* _Your objective_
Each entry here needs to be set down again exactly, please; pictures are left out.

[Data listing]
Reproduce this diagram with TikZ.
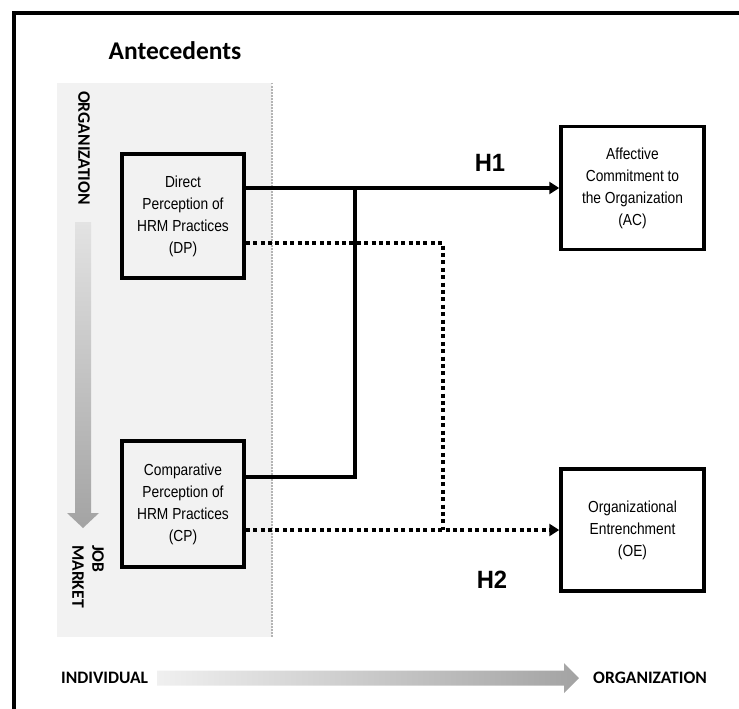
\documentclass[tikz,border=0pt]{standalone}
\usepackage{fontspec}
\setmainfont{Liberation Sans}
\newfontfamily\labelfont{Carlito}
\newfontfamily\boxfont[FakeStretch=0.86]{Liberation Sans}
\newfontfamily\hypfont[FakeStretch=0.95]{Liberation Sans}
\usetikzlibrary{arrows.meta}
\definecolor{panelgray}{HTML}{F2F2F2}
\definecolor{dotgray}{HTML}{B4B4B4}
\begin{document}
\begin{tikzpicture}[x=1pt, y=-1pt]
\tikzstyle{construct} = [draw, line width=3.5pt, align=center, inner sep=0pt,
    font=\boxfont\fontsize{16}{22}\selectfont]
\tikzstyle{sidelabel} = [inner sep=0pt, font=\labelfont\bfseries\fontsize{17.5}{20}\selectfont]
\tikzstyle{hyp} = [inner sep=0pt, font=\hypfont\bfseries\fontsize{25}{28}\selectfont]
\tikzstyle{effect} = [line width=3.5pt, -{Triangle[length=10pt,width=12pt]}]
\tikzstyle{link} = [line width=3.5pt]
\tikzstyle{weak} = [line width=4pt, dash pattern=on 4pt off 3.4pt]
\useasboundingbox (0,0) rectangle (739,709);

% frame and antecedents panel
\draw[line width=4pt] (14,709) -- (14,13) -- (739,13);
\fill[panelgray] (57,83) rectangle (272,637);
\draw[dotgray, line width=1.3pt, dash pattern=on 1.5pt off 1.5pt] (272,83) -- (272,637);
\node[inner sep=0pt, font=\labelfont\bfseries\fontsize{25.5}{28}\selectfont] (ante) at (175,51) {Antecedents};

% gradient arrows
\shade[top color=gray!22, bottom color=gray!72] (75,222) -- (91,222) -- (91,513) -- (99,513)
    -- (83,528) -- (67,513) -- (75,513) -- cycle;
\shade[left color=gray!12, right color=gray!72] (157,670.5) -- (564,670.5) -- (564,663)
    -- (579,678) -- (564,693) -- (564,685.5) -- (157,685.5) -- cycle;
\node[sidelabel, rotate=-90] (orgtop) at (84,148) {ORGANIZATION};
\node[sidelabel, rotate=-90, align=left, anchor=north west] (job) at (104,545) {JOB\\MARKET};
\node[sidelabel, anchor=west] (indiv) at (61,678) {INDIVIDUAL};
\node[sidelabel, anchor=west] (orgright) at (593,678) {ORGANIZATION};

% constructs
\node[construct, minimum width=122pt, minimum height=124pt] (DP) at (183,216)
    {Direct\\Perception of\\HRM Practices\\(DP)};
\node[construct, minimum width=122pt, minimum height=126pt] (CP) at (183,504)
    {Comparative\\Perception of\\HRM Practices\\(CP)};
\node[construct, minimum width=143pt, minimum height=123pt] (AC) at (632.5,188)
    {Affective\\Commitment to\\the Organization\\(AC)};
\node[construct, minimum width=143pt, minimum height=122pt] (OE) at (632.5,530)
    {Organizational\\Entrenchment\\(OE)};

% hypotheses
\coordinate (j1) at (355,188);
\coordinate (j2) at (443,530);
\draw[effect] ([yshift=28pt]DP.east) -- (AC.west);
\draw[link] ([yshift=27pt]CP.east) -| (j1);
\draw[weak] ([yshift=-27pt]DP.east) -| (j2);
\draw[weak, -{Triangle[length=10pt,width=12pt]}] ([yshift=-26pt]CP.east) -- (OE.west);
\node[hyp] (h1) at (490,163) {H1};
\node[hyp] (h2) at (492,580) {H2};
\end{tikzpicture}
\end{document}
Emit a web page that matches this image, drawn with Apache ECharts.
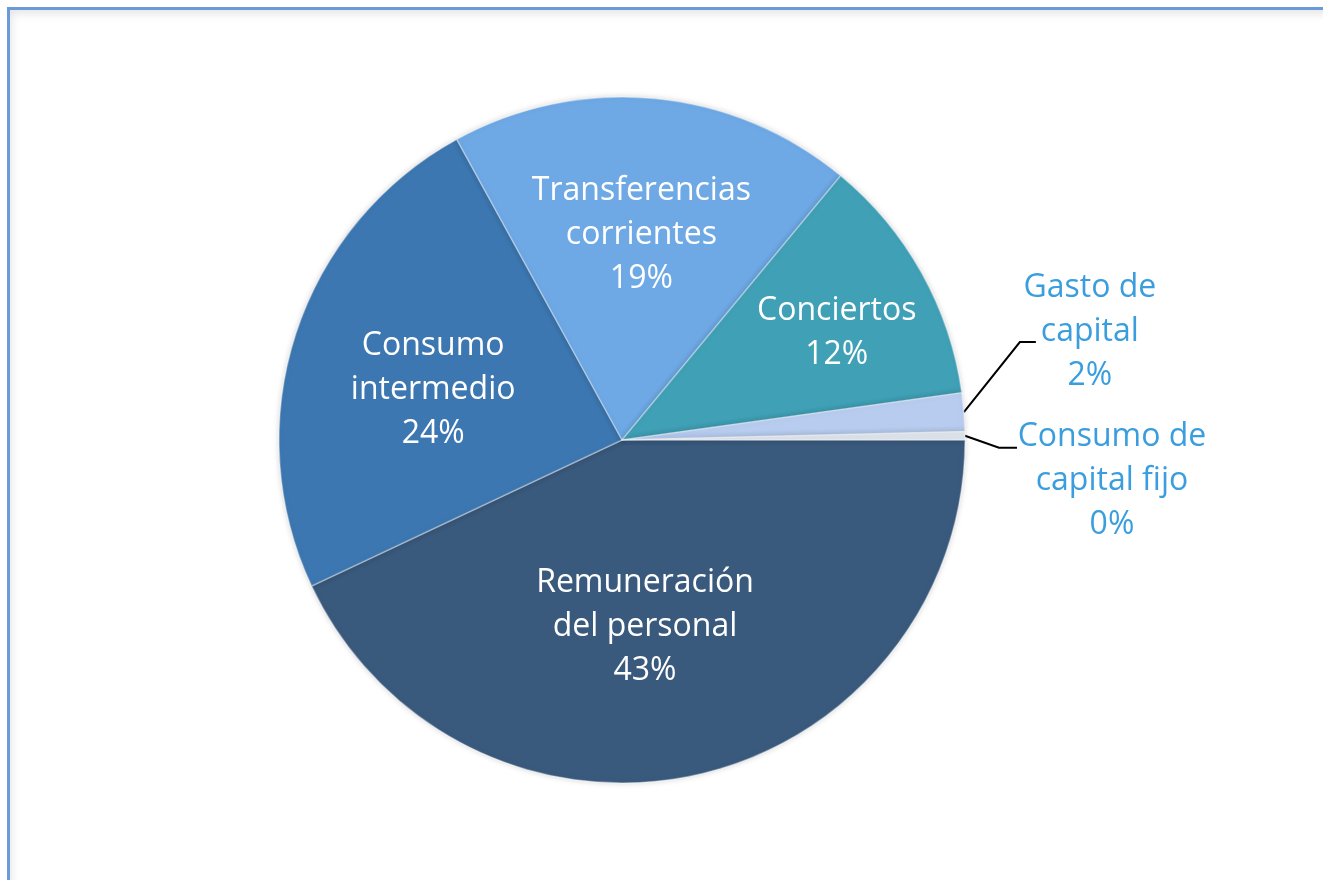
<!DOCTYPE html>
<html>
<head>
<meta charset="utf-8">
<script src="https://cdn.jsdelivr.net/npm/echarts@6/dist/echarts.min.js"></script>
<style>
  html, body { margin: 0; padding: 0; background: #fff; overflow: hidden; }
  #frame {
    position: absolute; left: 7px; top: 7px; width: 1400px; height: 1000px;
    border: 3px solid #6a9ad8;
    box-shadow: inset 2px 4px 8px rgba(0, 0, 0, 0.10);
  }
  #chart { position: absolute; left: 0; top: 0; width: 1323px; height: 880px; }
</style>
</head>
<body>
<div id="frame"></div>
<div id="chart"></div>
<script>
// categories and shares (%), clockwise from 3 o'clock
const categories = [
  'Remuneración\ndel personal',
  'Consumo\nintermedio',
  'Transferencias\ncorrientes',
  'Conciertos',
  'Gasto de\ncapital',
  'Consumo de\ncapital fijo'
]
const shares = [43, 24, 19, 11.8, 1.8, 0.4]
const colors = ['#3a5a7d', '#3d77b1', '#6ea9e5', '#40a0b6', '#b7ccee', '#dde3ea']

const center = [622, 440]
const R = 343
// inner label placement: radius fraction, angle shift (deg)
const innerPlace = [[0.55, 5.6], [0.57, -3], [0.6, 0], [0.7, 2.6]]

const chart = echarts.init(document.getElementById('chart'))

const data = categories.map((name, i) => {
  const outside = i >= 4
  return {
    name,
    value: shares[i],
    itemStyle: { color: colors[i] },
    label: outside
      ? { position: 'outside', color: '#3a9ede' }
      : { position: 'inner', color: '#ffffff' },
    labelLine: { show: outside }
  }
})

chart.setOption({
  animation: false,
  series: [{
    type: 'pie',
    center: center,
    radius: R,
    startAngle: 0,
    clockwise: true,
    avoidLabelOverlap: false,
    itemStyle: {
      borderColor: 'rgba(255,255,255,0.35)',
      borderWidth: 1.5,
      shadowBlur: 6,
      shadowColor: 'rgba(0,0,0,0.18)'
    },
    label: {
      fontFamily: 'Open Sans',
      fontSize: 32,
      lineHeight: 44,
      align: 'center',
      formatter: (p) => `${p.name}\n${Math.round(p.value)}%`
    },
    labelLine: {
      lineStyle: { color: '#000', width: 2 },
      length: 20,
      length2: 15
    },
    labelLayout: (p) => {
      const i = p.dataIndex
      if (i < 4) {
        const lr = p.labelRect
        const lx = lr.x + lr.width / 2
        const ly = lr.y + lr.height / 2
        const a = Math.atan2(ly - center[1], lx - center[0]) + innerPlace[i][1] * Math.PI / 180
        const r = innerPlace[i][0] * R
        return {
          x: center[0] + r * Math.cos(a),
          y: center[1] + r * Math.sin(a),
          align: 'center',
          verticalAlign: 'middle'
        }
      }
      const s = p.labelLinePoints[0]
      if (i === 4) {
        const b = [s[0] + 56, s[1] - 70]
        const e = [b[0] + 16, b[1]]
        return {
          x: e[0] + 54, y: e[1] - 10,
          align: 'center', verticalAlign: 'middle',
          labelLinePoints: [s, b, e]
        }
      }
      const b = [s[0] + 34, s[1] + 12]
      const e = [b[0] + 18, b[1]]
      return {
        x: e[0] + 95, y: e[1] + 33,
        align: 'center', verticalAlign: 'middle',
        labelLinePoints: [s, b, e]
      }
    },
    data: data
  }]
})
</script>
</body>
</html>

* _Response_
Reproduce this diagram with TikZ.
\documentclass[tikz,border=0pt]{standalone}
\usepackage{fontspec}
\setmainfont{Liberation Sans}
\newfontfamily\labelfont{Carlito}
\newfontfamily\boxfont[FakeStretch=0.86]{Liberation Sans}
\newfontfamily\hypfont[FakeStretch=0.95]{Liberation Sans}
\usetikzlibrary{arrows.meta}
\definecolor{panelgray}{HTML}{F2F2F2}
\definecolor{dotgray}{HTML}{B4B4B4}
\begin{document}
\begin{tikzpicture}[x=1pt, y=-1pt]
\tikzstyle{construct} = [draw, line width=3.5pt, align=center, inner sep=0pt,
    font=\boxfont\fontsize{16}{22}\selectfont]
\tikzstyle{sidelabel} = [inner sep=0pt, font=\labelfont\bfseries\fontsize{17.5}{20}\selectfont]
\tikzstyle{hyp} = [inner sep=0pt, font=\hypfont\bfseries\fontsize{25}{28}\selectfont]
\tikzstyle{effect} = [line width=3.5pt, -{Triangle[length=10pt,width=12pt]}]
\tikzstyle{link} = [line width=3.5pt]
\tikzstyle{weak} = [line width=4pt, dash pattern=on 4pt off 3.4pt]
\useasboundingbox (0,0) rectangle (739,709);

% frame and antecedents panel
\draw[line width=4pt] (14,709) -- (14,13) -- (739,13);
\fill[panelgray] (57,83) rectangle (272,637);
\draw[dotgray, line width=1.3pt, dash pattern=on 1.5pt off 1.5pt] (272,83) -- (272,637);
\node[inner sep=0pt, font=\labelfont\bfseries\fontsize{25.5}{28}\selectfont] (ante) at (175,51) {Antecedents};

% gradient arrows
\shade[top color=gray!22, bottom color=gray!72] (75,222) -- (91,222) -- (91,513) -- (99,513)
    -- (83,528) -- (67,513) -- (75,513) -- cycle;
\shade[left color=gray!12, right color=gray!72] (157,670.5) -- (564,670.5) -- (564,663)
    -- (579,678) -- (564,693) -- (564,685.5) -- (157,685.5) -- cycle;
\node[sidelabel, rotate=-90] (orgtop) at (84,148) {ORGANIZATION};
\node[sidelabel, rotate=-90, align=left, anchor=north west] (job) at (104,545) {JOB\\MARKET};
\node[sidelabel, anchor=west] (indiv) at (61,678) {INDIVIDUAL};
\node[sidelabel, anchor=west] (orgright) at (593,678) {ORGANIZATION};

% constructs
\node[construct, minimum width=122pt, minimum height=124pt] (DP) at (183,216)
    {Direct\\Perception of\\HRM Practices\\(DP)};
\node[construct, minimum width=122pt, minimum height=126pt] (CP) at (183,504)
    {Comparative\\Perception of\\HRM Practices\\(CP)};
\node[construct, minimum width=143pt, minimum height=123pt] (AC) at (632.5,188)
    {Affective\\Commitment to\\the Organization\\(AC)};
\node[construct, minimum width=143pt, minimum height=122pt] (OE) at (632.5,530)
    {Organizational\\Entrenchment\\(OE)};

% hypotheses
\coordinate (j1) at (355,188);
\coordinate (j2) at (443,530);
\draw[effect] ([yshift=28pt]DP.east) -- (AC.west);
\draw[link] ([yshift=27pt]CP.east) -| (j1);
\draw[weak] ([yshift=-27pt]DP.east) -| (j2);
\draw[weak, -{Triangle[length=10pt,width=12pt]}] ([yshift=-26pt]CP.east) -- (OE.west);
\node[hyp] (h1) at (490,163) {H1};
\node[hyp] (h2) at (492,580) {H2};
\end{tikzpicture}
\end{document}
Emit a web page that matches this image, drawn with Apache ECharts.
<!DOCTYPE html>
<html>
<head>
<meta charset="utf-8">
<script src="https://cdn.jsdelivr.net/npm/echarts@6/dist/echarts.min.js"></script>
<style>
  html, body { margin: 0; padding: 0; background: #fff; overflow: hidden; }
  #frame {
    position: absolute; left: 7px; top: 7px; width: 1400px; height: 1000px;
    border: 3px solid #6a9ad8;
    box-shadow: inset 2px 4px 8px rgba(0, 0, 0, 0.10);
  }
  #chart { position: absolute; left: 0; top: 0; width: 1323px; height: 880px; }
</style>
</head>
<body>
<div id="frame"></div>
<div id="chart"></div>
<script>
// categories and shares (%), clockwise from 3 o'clock
const categories = [
  'Remuneración\ndel personal',
  'Consumo\nintermedio',
  'Transferencias\ncorrientes',
  'Conciertos',
  'Gasto de\ncapital',
  'Consumo de\ncapital fijo'
]
const shares = [43, 24, 19, 11.8, 1.8, 0.4]
const colors = ['#3a5a7d', '#3d77b1', '#6ea9e5', '#40a0b6', '#b7ccee', '#dde3ea']

const center = [622, 440]
const R = 343
// inner label placement: radius fraction, angle shift (deg)
const innerPlace = [[0.55, 5.6], [0.57, -3], [0.6, 0], [0.7, 2.6]]

const chart = echarts.init(document.getElementById('chart'))

const data = categories.map((name, i) => {
  const outside = i >= 4
  return {
    name,
    value: shares[i],
    itemStyle: { color: colors[i] },
    label: outside
      ? { position: 'outside', color: '#3a9ede' }
      : { position: 'inner', color: '#ffffff' },
    labelLine: { show: outside }
  }
})

chart.setOption({
  animation: false,
  series: [{
    type: 'pie',
    center: center,
    radius: R,
    startAngle: 0,
    clockwise: true,
    avoidLabelOverlap: false,
    itemStyle: {
      borderColor: 'rgba(255,255,255,0.35)',
      borderWidth: 1.5,
      shadowBlur: 6,
      shadowColor: 'rgba(0,0,0,0.18)'
    },
    label: {
      fontFamily: 'Open Sans',
      fontSize: 32,
      lineHeight: 44,
      align: 'center',
      formatter: (p) => `${p.name}\n${Math.round(p.value)}%`
    },
    labelLine: {
      lineStyle: { color: '#000', width: 2 },
      length: 20,
      length2: 15
    },
    labelLayout: (p) => {
      const i = p.dataIndex
      if (i < 4) {
        const lr = p.labelRect
        const lx = lr.x + lr.width / 2
        const ly = lr.y + lr.height / 2
        const a = Math.atan2(ly - center[1], lx - center[0]) + innerPlace[i][1] * Math.PI / 180
        const r = innerPlace[i][0] * R
        return {
          x: center[0] + r * Math.cos(a),
          y: center[1] + r * Math.sin(a),
          align: 'center',
          verticalAlign: 'middle'
        }
      }
      const s = p.labelLinePoints[0]
      if (i === 4) {
        const b = [s[0] + 56, s[1] - 70]
        const e = [b[0] + 16, b[1]]
        return {
          x: e[0] + 54, y: e[1] - 10,
          align: 'center', verticalAlign: 'middle',
          labelLinePoints: [s, b, e]
        }
      }
      const b = [s[0] + 34, s[1] + 12]
      const e = [b[0] + 18, b[1]]
      return {
        x: e[0] + 95, y: e[1] + 33,
        align: 'center', verticalAlign: 'middle',
        labelLinePoints: [s, b, e]
      }
    },
    data: data
  }]
})
</script>
</body>
</html>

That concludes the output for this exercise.